[Collected data entries]
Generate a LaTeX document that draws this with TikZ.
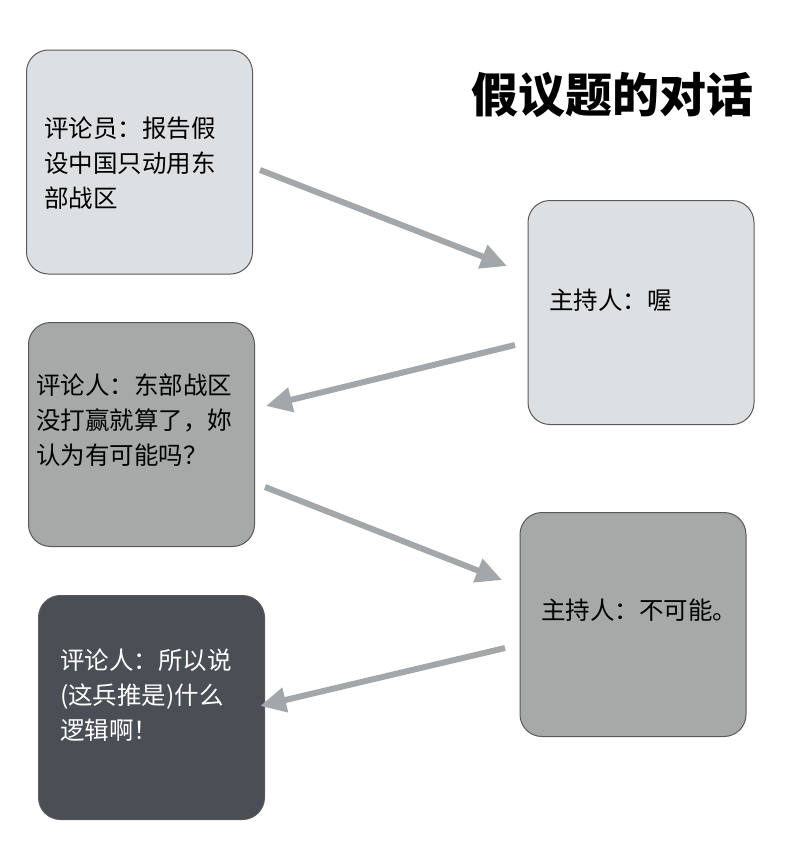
\documentclass[tikz,border=0pt]{standalone}
\usepackage{fontspec}
\setmainfont{Noto Sans CJK SC}
\usetikzlibrary{arrows.meta}
\definecolor{boxlight}{HTML}{DDE0E3}
\definecolor{boxmid}{HTML}{A6A9A8}
\definecolor{boxdark}{HTML}{4A4F55}
\definecolor{arrowgray}{HTML}{A3A7A9}
\tikzset{
  card/.style={draw=gray!70!black, line width=1pt, rounded corners=22pt,
    minimum width=226pt, minimum height=224pt, inner sep=0pt},
  words/.style={anchor=west, align=left, font=\fontsize{24.5}{35}\selectfont, inner sep=0pt},
  flow/.style={line width=6pt, arrowgray, line cap=butt,
    -{Triangle[length=26pt,width=24pt]}}
}
\begin{document}
\begin{tikzpicture}[x=1pt,y=-1pt]
  \useasboundingbox (0,0) rectangle (800,854);
  % cards
  \node[card, fill=boxlight] (c1) at (139.5,162) {};
  \node[words] (t1) at (44,163) {评论员：报告假\\设中国只动用东\\部战区};
  \node[card, fill=boxlight] (c2) at (641,312.5) {};
  \node[words] (t2) at (549,300) {主持人：喔};
  \node[card, fill=boxmid] (c3) at (141.5,434.5) {};
  \node[words] (t3) at (36,420) {评论人：东部战区\\没打赢就算了，妳\\认为有可能吗？};
  \node[card, fill=boxmid] (c4) at (633,624.5) {};
  \node[words] (t4) at (541,610) {主持人：不可能。};
  \node[card, fill=boxdark] (c5) at (151.5,707.5) {};
  \node[words, text=white] (t5) at (60,695) {评论人：所以说\\(这兵推是)什么\\逻辑啊！};
  % title
  \node[font=\bfseries\fontsize{47}{49}\selectfont] (title) at (612,95) {假议题的对话};
  % arrows
  \coordinate (a1s) at (260,170); \coordinate (a1e) at (507,266);
  \coordinate (a2s) at (515,345); \coordinate (a2e) at (266,406);
  \coordinate (a3s) at (265,487); \coordinate (a3e) at (502,580);
  \coordinate (a4s) at (505,648); \coordinate (a4e) at (260,706);
  \draw[flow] (a1s) -- (a1e);
  \draw[flow] (a2s) -- (a2e);
  \draw[flow] (a3s) -- (a3e);
  \draw[flow] (a4s) -- (a4e);
\end{tikzpicture}
\end{document}
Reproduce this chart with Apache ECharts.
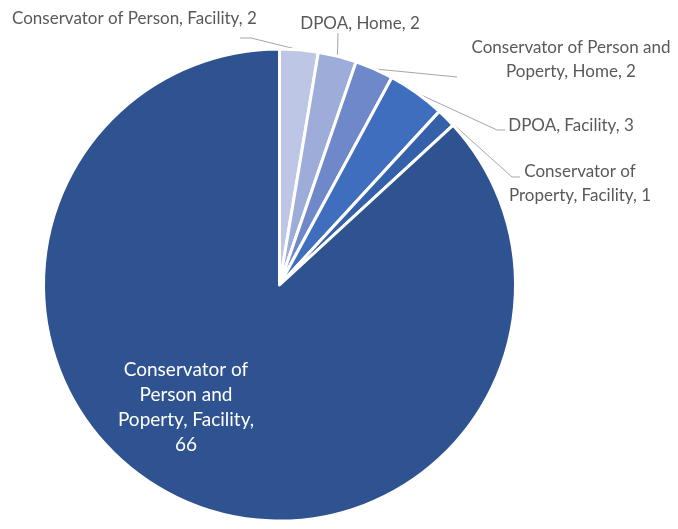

What is required:
All of the entries need to be transcribed word for word; pictures are left out.

Solution to this problem:
Generate a LaTeX document that draws this with TikZ.
\documentclass[tikz,border=0pt]{standalone}
\usepackage{fontspec}
\setmainfont{Noto Sans CJK SC}
\usetikzlibrary{arrows.meta}
\definecolor{boxlight}{HTML}{DDE0E3}
\definecolor{boxmid}{HTML}{A6A9A8}
\definecolor{boxdark}{HTML}{4A4F55}
\definecolor{arrowgray}{HTML}{A3A7A9}
\tikzset{
  card/.style={draw=gray!70!black, line width=1pt, rounded corners=22pt,
    minimum width=226pt, minimum height=224pt, inner sep=0pt},
  words/.style={anchor=west, align=left, font=\fontsize{24.5}{35}\selectfont, inner sep=0pt},
  flow/.style={line width=6pt, arrowgray, line cap=butt,
    -{Triangle[length=26pt,width=24pt]}}
}
\begin{document}
\begin{tikzpicture}[x=1pt,y=-1pt]
  \useasboundingbox (0,0) rectangle (800,854);
  % cards
  \node[card, fill=boxlight] (c1) at (139.5,162) {};
  \node[words] (t1) at (44,163) {评论员：报告假\\设中国只动用东\\部战区};
  \node[card, fill=boxlight] (c2) at (641,312.5) {};
  \node[words] (t2) at (549,300) {主持人：喔};
  \node[card, fill=boxmid] (c3) at (141.5,434.5) {};
  \node[words] (t3) at (36,420) {评论人：东部战区\\没打赢就算了，妳\\认为有可能吗？};
  \node[card, fill=boxmid] (c4) at (633,624.5) {};
  \node[words] (t4) at (541,610) {主持人：不可能。};
  \node[card, fill=boxdark] (c5) at (151.5,707.5) {};
  \node[words, text=white] (t5) at (60,695) {评论人：所以说\\(这兵推是)什么\\逻辑啊！};
  % title
  \node[font=\bfseries\fontsize{47}{49}\selectfont] (title) at (612,95) {假议题的对话};
  % arrows
  \coordinate (a1s) at (260,170); \coordinate (a1e) at (507,266);
  \coordinate (a2s) at (515,345); \coordinate (a2e) at (266,406);
  \coordinate (a3s) at (265,487); \coordinate (a3e) at (502,580);
  \coordinate (a4s) at (505,648); \coordinate (a4e) at (260,706);
  \draw[flow] (a1s) -- (a1e);
  \draw[flow] (a2s) -- (a2e);
  \draw[flow] (a3s) -- (a3e);
  \draw[flow] (a4s) -- (a4e);
\end{tikzpicture}
\end{document}
Reproduce this chart with Apache ECharts.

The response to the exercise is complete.